WHAT IS NEEDED.
Starting at the top of the records, output every line through the one that contains "($(pbl)+(-10,10)$) -- cycle;", keeping each exactly as it appears.

Dataset entries:
------------------------------------------------

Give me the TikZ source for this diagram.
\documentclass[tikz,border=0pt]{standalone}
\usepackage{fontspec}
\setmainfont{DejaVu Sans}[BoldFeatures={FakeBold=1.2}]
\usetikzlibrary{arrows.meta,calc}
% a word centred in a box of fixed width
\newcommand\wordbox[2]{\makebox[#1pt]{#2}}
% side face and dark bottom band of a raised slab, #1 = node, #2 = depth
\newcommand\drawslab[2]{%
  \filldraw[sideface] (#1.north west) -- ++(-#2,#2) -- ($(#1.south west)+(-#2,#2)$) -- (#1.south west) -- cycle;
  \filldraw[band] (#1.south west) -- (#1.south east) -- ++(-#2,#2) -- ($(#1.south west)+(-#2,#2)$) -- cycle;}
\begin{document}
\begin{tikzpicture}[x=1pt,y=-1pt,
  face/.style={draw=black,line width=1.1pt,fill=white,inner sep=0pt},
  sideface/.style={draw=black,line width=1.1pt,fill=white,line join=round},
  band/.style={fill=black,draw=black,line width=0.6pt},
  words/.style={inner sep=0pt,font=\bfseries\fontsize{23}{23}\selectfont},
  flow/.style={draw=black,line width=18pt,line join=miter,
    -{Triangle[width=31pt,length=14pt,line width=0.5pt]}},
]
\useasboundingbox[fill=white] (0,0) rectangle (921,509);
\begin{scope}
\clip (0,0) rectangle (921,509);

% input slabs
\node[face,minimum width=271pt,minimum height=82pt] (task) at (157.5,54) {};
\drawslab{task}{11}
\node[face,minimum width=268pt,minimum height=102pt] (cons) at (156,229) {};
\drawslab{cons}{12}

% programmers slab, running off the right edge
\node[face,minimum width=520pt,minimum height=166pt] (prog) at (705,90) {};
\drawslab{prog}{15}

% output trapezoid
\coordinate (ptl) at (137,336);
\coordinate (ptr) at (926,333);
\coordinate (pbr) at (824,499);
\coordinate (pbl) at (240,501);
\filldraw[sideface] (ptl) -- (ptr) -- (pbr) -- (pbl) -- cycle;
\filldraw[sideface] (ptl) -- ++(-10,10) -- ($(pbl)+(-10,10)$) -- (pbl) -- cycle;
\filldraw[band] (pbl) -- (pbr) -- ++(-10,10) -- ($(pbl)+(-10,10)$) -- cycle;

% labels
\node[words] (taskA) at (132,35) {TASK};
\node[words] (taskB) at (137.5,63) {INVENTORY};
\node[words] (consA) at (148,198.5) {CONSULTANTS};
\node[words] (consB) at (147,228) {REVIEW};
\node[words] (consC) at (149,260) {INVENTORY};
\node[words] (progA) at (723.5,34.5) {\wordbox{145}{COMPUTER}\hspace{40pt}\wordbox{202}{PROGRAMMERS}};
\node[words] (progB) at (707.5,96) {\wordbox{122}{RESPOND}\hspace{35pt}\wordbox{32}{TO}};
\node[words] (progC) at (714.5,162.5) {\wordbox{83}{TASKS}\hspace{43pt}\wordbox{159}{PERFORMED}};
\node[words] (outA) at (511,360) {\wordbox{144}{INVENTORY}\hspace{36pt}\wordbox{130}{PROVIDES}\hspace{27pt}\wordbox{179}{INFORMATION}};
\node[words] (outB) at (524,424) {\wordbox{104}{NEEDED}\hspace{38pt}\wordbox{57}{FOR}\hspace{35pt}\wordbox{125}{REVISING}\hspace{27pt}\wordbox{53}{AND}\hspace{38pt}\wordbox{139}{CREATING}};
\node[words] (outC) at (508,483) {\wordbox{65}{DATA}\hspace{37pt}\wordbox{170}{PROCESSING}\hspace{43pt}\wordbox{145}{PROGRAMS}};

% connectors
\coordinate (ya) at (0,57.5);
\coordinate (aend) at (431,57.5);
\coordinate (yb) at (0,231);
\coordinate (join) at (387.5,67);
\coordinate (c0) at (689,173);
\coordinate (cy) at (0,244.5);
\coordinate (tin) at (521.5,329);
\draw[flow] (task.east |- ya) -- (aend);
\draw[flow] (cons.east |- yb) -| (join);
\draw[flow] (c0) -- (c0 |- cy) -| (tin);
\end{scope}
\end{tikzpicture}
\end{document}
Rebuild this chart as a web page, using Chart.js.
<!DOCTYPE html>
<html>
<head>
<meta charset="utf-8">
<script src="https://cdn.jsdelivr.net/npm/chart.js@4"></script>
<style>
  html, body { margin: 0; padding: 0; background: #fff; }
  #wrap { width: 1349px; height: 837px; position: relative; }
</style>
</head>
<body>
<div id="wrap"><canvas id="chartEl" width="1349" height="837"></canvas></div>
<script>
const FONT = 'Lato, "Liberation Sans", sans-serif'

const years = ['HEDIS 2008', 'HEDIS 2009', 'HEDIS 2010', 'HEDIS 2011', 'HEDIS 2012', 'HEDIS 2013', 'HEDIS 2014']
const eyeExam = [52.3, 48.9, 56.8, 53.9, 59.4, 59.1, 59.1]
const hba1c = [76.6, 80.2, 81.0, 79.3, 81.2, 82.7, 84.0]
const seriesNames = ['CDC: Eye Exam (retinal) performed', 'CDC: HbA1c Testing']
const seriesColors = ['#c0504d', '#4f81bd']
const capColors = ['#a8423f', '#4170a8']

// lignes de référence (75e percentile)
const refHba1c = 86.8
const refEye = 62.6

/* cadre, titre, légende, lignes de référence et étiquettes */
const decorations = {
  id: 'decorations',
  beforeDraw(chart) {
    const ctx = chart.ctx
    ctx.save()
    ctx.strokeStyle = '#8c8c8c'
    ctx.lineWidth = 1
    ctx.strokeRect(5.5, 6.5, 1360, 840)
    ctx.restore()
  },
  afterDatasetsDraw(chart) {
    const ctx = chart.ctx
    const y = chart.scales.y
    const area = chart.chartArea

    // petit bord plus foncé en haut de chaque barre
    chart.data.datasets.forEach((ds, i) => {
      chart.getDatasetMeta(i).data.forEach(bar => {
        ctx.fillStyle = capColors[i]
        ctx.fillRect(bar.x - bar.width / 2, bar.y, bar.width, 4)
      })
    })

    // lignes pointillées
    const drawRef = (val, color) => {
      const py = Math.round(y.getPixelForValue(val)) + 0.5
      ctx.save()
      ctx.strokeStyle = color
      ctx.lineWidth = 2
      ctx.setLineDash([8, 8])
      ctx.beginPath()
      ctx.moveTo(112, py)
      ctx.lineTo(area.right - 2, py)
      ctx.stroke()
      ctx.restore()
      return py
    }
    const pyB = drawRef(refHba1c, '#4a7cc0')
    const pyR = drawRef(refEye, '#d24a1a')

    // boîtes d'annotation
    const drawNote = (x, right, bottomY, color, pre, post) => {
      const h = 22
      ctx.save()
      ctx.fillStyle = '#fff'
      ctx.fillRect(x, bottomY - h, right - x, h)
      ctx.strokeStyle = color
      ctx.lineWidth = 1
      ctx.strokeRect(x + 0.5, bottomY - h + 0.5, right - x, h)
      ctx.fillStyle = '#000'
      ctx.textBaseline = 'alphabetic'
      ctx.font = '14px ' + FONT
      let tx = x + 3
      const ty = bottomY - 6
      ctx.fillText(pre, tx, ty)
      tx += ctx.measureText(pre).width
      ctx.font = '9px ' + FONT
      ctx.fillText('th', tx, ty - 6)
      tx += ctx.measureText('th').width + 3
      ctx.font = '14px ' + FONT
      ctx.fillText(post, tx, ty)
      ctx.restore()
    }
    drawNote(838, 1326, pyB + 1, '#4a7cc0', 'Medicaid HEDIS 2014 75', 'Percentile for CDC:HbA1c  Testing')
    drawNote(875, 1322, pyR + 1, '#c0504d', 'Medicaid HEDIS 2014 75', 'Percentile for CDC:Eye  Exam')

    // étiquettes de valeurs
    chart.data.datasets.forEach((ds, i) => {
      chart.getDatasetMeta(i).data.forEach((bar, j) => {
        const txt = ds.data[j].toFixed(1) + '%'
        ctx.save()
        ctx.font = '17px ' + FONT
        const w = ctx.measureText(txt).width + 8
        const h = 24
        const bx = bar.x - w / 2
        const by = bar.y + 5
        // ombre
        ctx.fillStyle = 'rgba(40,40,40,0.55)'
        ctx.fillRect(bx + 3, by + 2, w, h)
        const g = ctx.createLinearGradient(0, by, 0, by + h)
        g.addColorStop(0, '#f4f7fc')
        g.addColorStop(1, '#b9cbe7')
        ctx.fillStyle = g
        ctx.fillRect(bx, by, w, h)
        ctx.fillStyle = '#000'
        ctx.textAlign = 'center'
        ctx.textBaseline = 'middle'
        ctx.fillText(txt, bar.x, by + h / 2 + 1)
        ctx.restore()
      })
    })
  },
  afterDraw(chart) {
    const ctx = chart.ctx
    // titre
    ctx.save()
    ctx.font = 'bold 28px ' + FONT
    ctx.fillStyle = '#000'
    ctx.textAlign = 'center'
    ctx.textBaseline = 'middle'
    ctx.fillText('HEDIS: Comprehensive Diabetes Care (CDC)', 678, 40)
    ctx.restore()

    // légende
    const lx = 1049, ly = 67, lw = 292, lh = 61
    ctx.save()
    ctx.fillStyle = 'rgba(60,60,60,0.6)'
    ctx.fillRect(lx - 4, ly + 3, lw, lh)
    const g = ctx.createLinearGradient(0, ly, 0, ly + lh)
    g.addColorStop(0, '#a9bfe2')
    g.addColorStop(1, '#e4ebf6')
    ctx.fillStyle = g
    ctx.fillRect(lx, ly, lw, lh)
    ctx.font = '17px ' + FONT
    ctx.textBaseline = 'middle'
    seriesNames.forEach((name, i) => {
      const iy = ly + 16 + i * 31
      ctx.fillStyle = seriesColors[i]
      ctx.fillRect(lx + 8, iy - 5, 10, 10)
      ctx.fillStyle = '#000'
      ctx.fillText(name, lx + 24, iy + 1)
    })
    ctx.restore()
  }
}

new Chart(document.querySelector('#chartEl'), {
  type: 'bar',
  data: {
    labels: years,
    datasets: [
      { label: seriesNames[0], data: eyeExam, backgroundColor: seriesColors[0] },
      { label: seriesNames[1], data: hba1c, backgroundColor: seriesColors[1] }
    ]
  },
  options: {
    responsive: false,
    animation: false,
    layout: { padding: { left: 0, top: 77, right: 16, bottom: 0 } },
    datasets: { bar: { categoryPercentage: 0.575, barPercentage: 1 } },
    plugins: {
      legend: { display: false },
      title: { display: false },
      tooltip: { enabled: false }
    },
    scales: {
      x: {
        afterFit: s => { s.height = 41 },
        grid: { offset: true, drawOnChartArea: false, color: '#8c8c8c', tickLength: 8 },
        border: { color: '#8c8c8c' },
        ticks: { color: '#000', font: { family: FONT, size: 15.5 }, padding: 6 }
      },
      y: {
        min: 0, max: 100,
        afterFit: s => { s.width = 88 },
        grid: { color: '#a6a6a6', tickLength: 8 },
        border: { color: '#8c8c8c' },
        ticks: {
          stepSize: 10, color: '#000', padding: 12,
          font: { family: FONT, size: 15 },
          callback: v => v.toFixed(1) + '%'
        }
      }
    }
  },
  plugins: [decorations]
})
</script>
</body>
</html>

------------------------------------------------

TASK SOLUTION.
Give me the TikZ source for this diagram.
\documentclass[tikz,border=0pt]{standalone}
\usepackage{fontspec}
\setmainfont{DejaVu Sans}[BoldFeatures={FakeBold=1.2}]
\usetikzlibrary{arrows.meta,calc}
% a word centred in a box of fixed width
\newcommand\wordbox[2]{\makebox[#1pt]{#2}}
% side face and dark bottom band of a raised slab, #1 = node, #2 = depth
\newcommand\drawslab[2]{%
  \filldraw[sideface] (#1.north west) -- ++(-#2,#2) -- ($(#1.south west)+(-#2,#2)$) -- (#1.south west) -- cycle;
  \filldraw[band] (#1.south west) -- (#1.south east) -- ++(-#2,#2) -- ($(#1.south west)+(-#2,#2)$) -- cycle;}
\begin{document}
\begin{tikzpicture}[x=1pt,y=-1pt,
  face/.style={draw=black,line width=1.1pt,fill=white,inner sep=0pt},
  sideface/.style={draw=black,line width=1.1pt,fill=white,line join=round},
  band/.style={fill=black,draw=black,line width=0.6pt},
  words/.style={inner sep=0pt,font=\bfseries\fontsize{23}{23}\selectfont},
  flow/.style={draw=black,line width=18pt,line join=miter,
    -{Triangle[width=31pt,length=14pt,line width=0.5pt]}},
]
\useasboundingbox[fill=white] (0,0) rectangle (921,509);
\begin{scope}
\clip (0,0) rectangle (921,509);

% input slabs
\node[face,minimum width=271pt,minimum height=82pt] (task) at (157.5,54) {};
\drawslab{task}{11}
\node[face,minimum width=268pt,minimum height=102pt] (cons) at (156,229) {};
\drawslab{cons}{12}

% programmers slab, running off the right edge
\node[face,minimum width=520pt,minimum height=166pt] (prog) at (705,90) {};
\drawslab{prog}{15}

% output trapezoid
\coordinate (ptl) at (137,336);
\coordinate (ptr) at (926,333);
\coordinate (pbr) at (824,499);
\coordinate (pbl) at (240,501);
\filldraw[sideface] (ptl) -- (ptr) -- (pbr) -- (pbl) -- cycle;
\filldraw[sideface] (ptl) -- ++(-10,10) -- ($(pbl)+(-10,10)$) -- (pbl) -- cycle;
\filldraw[band] (pbl) -- (pbr) -- ++(-10,10) -- ($(pbl)+(-10,10)$) -- cycle;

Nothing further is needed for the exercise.